A dessensibilização pela qual eu passei parece ser a realidade da maior parte de meus pacientes e conhecidos. Por que será que isso está acontecendo? Por que deixamos de nos chocar da mesma forma?
Será algum complexo de vira-lata que nos faz nos preocuparmos apenas com as mortes na Europa? Ou seria a quarentena tão cansativa que já nem damos mais valor para a vida humana? Ou será, por fim, que o cinismo tomou conta e agora a única coisa que nos importa é a economia e alguma volta à normalidade?
Bom, em alguma medida, cada uma dessas perguntas pode apontar para um pedacinho do fenômeno, mas não acho que elas nos aproximem do cerne do problema. E ele parece vir da própria natureza humana: a gente não sente em termos absolutos, mas por contraste.
Sabe aquela pessoa maravilhosa no primeiro encontro que se torna comum dois anos depois? É mais ou menos isso.
Para ter uma noção, essa coisa é tão séria que alguns estudos sugerem o seguinte: ganhar na loteria e sofrer um acidente paralisante tem mais ou menos o mesmo impacto sobre a nossa felicidade após um ano. Ou seja, relativamente muito pouco tempo depois.
Isso mesmo. Se você ganhar na loteria, provavelmente depois de um ano acabará se sentindo tão feliz quanto se sentia antes da dinheirada toda. E o mesmo vale para um acidente grave. É óbvio que os primeiros meses após ganhar na loteria são preenchidos de êxtase enquanto os meses subsequentes a um acidente que provocou uma paralisia tendem a ser de luto e melancolia. Mas a tendência a longo prazo é que as emoções voltem ao normal.
O terceiro carro novo que você consegue comprar na vida não traz a mesma empolgação do primeiro.É apenas mais um carro. E, no caso das perdas de quem ficou com as pernas paralisadas, elas aos poucos são substituídas por pequenos ganhos do dia a dia.
É claro que todo mundo escolheria vencer na loteria, se lhe fosse dada a opção. E é mais óbvio ainda que todos devemos dar suporte para quem passou por um acidente. De qualquer maneira, a noção básica não deixa de ser alarmante: seres humanos tendem a se acostumar com tudo o que se apresenta estável.
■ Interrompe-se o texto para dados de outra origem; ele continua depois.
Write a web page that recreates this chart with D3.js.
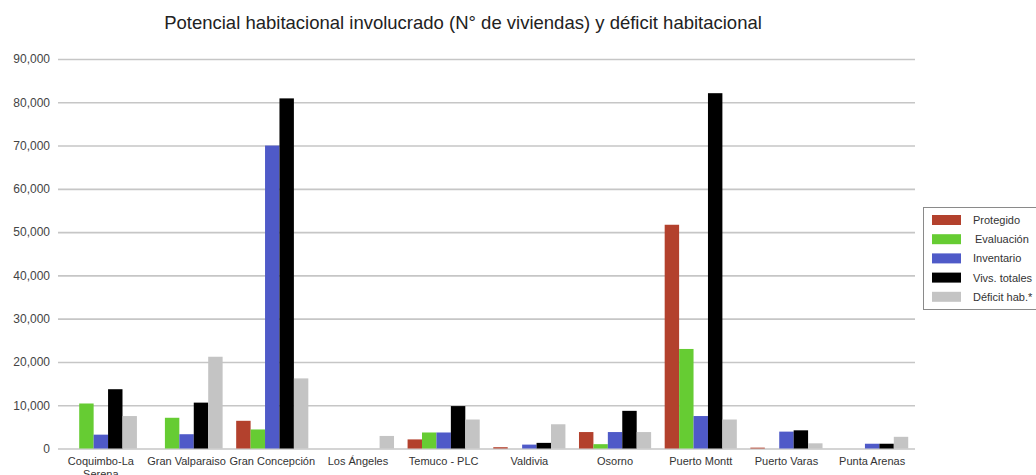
<!DOCTYPE html>
<html>
<head>
<meta charset="utf-8">
<script src="https://cdn.jsdelivr.net/npm/d3@7"></script>
<style>
  body { margin: 0; background: #fff; }
  svg { display: block; font-family: "Liberation Sans", Arial, sans-serif; }
</style>
</head>
<body>
<svg id="chart" width="1036" height="475"></svg>
<script>
  // Chart data
  const categories = ["Coquimbo-La Serena", "Gran Valparaiso", "Gran Concepción", "Los Ángeles",
    "Temuco - PLC", "Valdivia", "Osorno", "Puerto Montt", "Puerto Varas", "Punta Arenas"];
  const seriesNames = ["Protegido", "Evaluación", "Inventario", "Vivs. totales", "Déficit hab.*"];
  const seriesColors = ["#b3412d", "#66cc33", "#4f5ac8", "#000000", "#c4c4c4"];

  const protegido = [0, 0, 6400, 0, 2100, 300, 3800, 51700, 200, 0];
  const evaluacion = [10400, 7100, 4400, 0, 3700, 0, 1000, 23000, 0, 0];
  const inventario = [3200, 3300, 70000, 0, 3700, 900, 3800, 7500, 3900, 1100];
  const vivsTotales = [13700, 10600, 80900, 0, 9800, 1300, 8700, 82100, 4200, 1100];
  const deficit = [7500, 21200, 16200, 2900, 6700, 5600, 3800, 6700, 1200, 2700];

  const yTicks = [0, 10000, 20000, 30000, 40000, 50000, 60000, 70000, 80000, 90000];

  const seriesValues = [protegido, evaluacion, inventario, vivsTotales, deficit];

  const svg = d3.select("#chart");
  const plot = { left: 58, right: 915, top: 59, bottom: 448.5 };

  const x0 = d3.scaleBand().domain(categories).range([plot.left, plot.right]);
  const x1 = d3.scaleBand().domain(seriesNames).range([0, x0.bandwidth()]).paddingOuter(0.47);
  const y = d3.scaleLinear().domain([0, 90000]).range([plot.bottom, plot.top]);

  // title
  svg.append("text")
    .attr("x", 463).attr("y", 29)
    .attr("text-anchor", "middle")
    .attr("font-size", 18.5)
    .attr("fill", "#222")
    .text("Potencial habitacional involucrado (N° de viviendas) y déficit habitacional");

  // gridlines + tick labels
  const yAxis = d3.axisLeft(y).tickValues(yTicks).tickSize(-(plot.right - plot.left))
    .tickFormat(d3.format(",")).tickPadding(8);
  const gy = svg.append("g").attr("transform", `translate(${plot.left},0)`).call(yAxis);
  gy.select(".domain").remove();
  gy.selectAll(".tick line").attr("stroke", "#c6c6c6").attr("stroke-width", 1.6);
  gy.selectAll(".tick text").attr("font-size", 12).attr("fill", "#444")
    .attr("font-family", "Liberation Sans, Arial, sans-serif");

  // bars
  const groups = svg.append("g").selectAll("g")
    .data(categories)
    .join("g")
    .attr("transform", (d) => `translate(${x0(d)},0)`);

  groups.selectAll("rect")
    .data((d, i) => seriesNames.map((s, j) => ({ s: s, v: seriesValues[j][i], c: seriesColors[j] })))
    .join("rect")
    .attr("x", (d) => x1(d.s))
    .attr("width", x1.bandwidth())
    .attr("y", (d) => y(d.v))
    .attr("height", (d) => y(0) - y(d.v))
    .attr("fill", (d) => d.c);

  // category labels
  const xAxis = d3.axisBottom(x0).tickSize(0).tickPadding(9);
  const gx = svg.append("g").attr("transform", `translate(0,${plot.bottom})`).call(xAxis);
  gx.select(".domain").remove();
  gx.selectAll(".tick text")
    .attr("font-size", 11)
    .attr("fill", "#333")
    .attr("font-family", "Liberation Sans, Arial, sans-serif")
    .each(function (d) {
      // wrap the long first label the way the source does
      if (d === "Coquimbo-La Serena") {
        const t = d3.select(this);
        t.text(null);
        t.append("tspan").attr("x", 0).attr("dy", "0.71em").text("Coquimbo-La");
        t.append("tspan").attr("x", 0).attr("dy", "1.15em").text("Serena");
      }
    });

  // legend
  const lg = svg.append("g");
  lg.append("rect")
    .attr("x", 923.5).attr("y", 207.5)
    .attr("width", 120).attr("height", 102)
    .attr("fill", "#fff").attr("stroke", "#8a8a8a").attr("stroke-width", 1);
  const items = lg.selectAll("g.item")
    .data(seriesNames)
    .join("g")
    .attr("class", "item")
    .attr("transform", (d, i) => `translate(932,${220 + i * 19.2})`);
  items.append("rect")
    .attr("x", 0).attr("y", -5).attr("width", 29).attr("height", 10)
    .attr("fill", (d, i) => seriesColors[i]);
  items.append("text")
    .attr("x", (d, i) => (i === 1 ? 43 : 41)).attr("y", 4)
    .attr("font-size", 11).attr("fill", "#333")
    .text((d) => d);
</script>
</body>
</html>
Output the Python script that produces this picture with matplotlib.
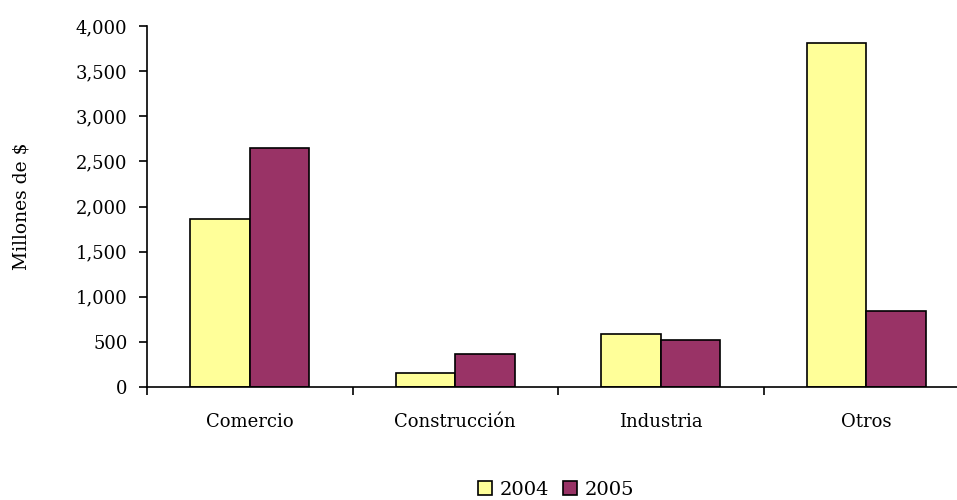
import matplotlib.pyplot as plt
import numpy as np

plt.rcParams['font.family'] = ['DejaVu Serif']

# Data
sectores = ['Comercio', 'Construcción', 'Industria', 'Otros']
valores_2004 = [1860, 150, 587, 3815]
valores_2005 = [2650, 365, 521, 846]
yticks = [0, 500, 1000, 1500, 2000, 2500, 3000, 3500, 4000]

fig = plt.figure(figsize=(9.57, 5.0), dpi=100)
ax = fig.add_axes([147 / 957, 113 / 500, 822 / 957, 361 / 500])

x = np.arange(len(sectores))
w = 0.29

ax.bar(x - w / 2, valores_2004, width=w, color='#FFFF99',
       edgecolor='black', linewidth=1.2, label='2004')
ax.bar(x + w / 2, valores_2005, width=w, color='#993366',
       edgecolor='black', linewidth=1.2, label='2005')

ax.set_xlim(-0.5, len(sectores) - 0.5)
ax.set_ylim(0, 4000)
ax.set_yticks(yticks)
ax.set_yticklabels([f"{v:,}" for v in yticks], fontsize=13)

# category ticks sit between the groups, labels at group centres
ax.set_xticks(np.arange(len(sectores) + 1) - 0.5)
ax.set_xticklabels([])
ax.set_xticks(x, minor=True)
ax.set_xticklabels(sectores, minor=True, fontsize=13)
ax.tick_params(axis='x', which='minor', length=0, pad=19)
ax.tick_params(axis='x', which='major', length=6, width=1.2, direction='out')
ax.tick_params(axis='y', length=6, width=1.2, pad=8)

for s in ['top', 'right']:
    ax.spines[s].set_visible(False)
for s in ['left', 'bottom']:
    ax.spines[s].set_linewidth(1.2)

ax.set_ylabel('Millones de $', fontsize=13.5)
ax.yaxis.set_label_coords(-0.142, 0.5)

fig.legend(loc='center', bbox_to_anchor=(556 / 957, 1 - 490 / 500),
           ncol=2, frameon=False, fontsize=14, handlelength=0.72,
           handleheight=0.72, handletextpad=0.4, columnspacing=0.7,
           borderpad=0)

fig.savefig('out.png', dpi=100)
Talvez seja isso o que acontece agora. A covid-19 mata há tempo o bastante para que a gente ache normal que as coisas sejam assim. Do mesmo modo, a polícia no Brasil é tão violenta que não nos surpreendemos mais com essas notícias — elas são frequentes, porque a polícia brasileira é a que mais mata no mundo. Também cruzamos com moradores de rua em nosso caminho todos os dias e já não nos comovemos. O hábito da tragédia nos insensibiliza.
Esquecemos, assim, que mil mortes por dia não são apenas um número — são mil tragédias familiares. E como observar esses casos está se tornando um hábito, o impulso de fazer a nossa parte vai se perdendo. Por exemplo, deixamos de obedecer às regras de distanciamento social e, se usamos a máscara, ela frequentemente está abaixo do nariz (porque, aí, não embaça os óculos).
No momento em que normalizamos a morte, começamos a desencanar de nosso papel no meio disso tudo. E essa tendência pode acabar em catástrofe. E, mais triste, pode ser que a gente nem perceba o drama.